Combinatorics - Painting the Unit Squares of a 3x3 Square
I need some help with the exercise I was assigned in math class. We were given a 3x3 square made of unit squares, and we wanted to paint all the squares. We had 3 sets of paint, red, blue, and green. Each paint was distinct from each other, but two unit squares with the same color were the same. Additionally, there's only enough paint of each color to color 3 unit squares, and all the paint has to be used. The goal of the exercise was to find the total amount of distinct possible ways such that no two unit squares that share an edge (that is to say they are next to each other vertically or horizontally, having same color across a diagonal is fine).
I've started by trying to take a look at each possible arrangement of the bottom 3 unit squares, but I can't seem to find a pattern between it. Is there a better way than continuing by brute force? Any ideas on how I should proceed from here?
There are $3$ colours for the central square.
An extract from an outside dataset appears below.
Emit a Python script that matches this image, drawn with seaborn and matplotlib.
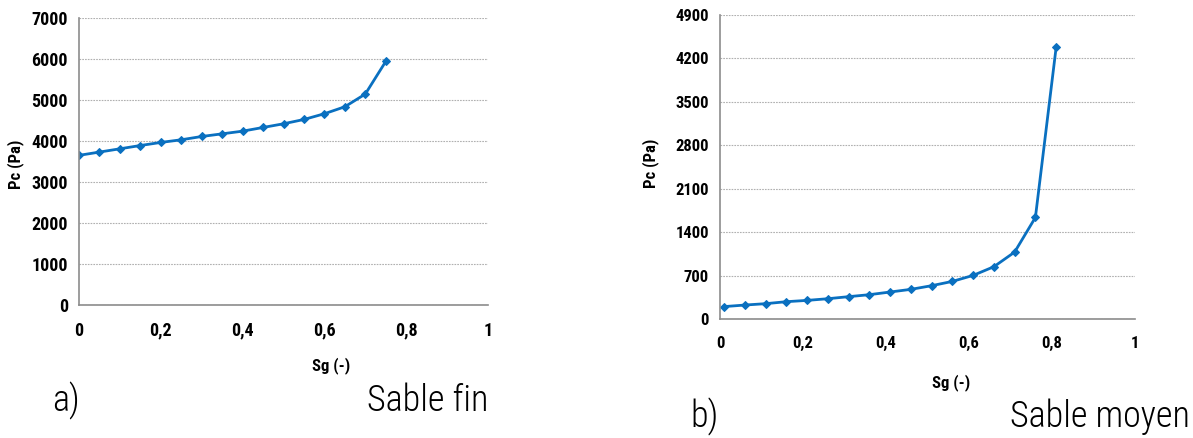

For each such case we have:-
The four squares adjacent to the central square either consist of
A. $3$ squares of the same colour - $8$ possibilities.
B. $2$ squares of each colour opposite each other- $2$ possibilities.
C. $2$ squares of each colour not opposite each other- $4$ possibilities.
The corner squares can then be chosen in the following number of ways
A. $1$
B. $0$
C. $1$
Total number of arrangements is $3\times (8+4)=36$
N.B. This number will be smaller if we count arrangements which are the same under rotation as actually being the same.
** NOT A SOLUTION **
Hint: Consider diagonals. There are 3 classes
3 different values
2 different values
1 value
Easier to enumerate them all in each class and by definition they are mutually exclusive and collectively exhaustive.
For example for $\text{diag}(1,2,3)$ this is the only solution $\{132,321,213\}$
For $\text{diag}(1,1,1)$ there are two.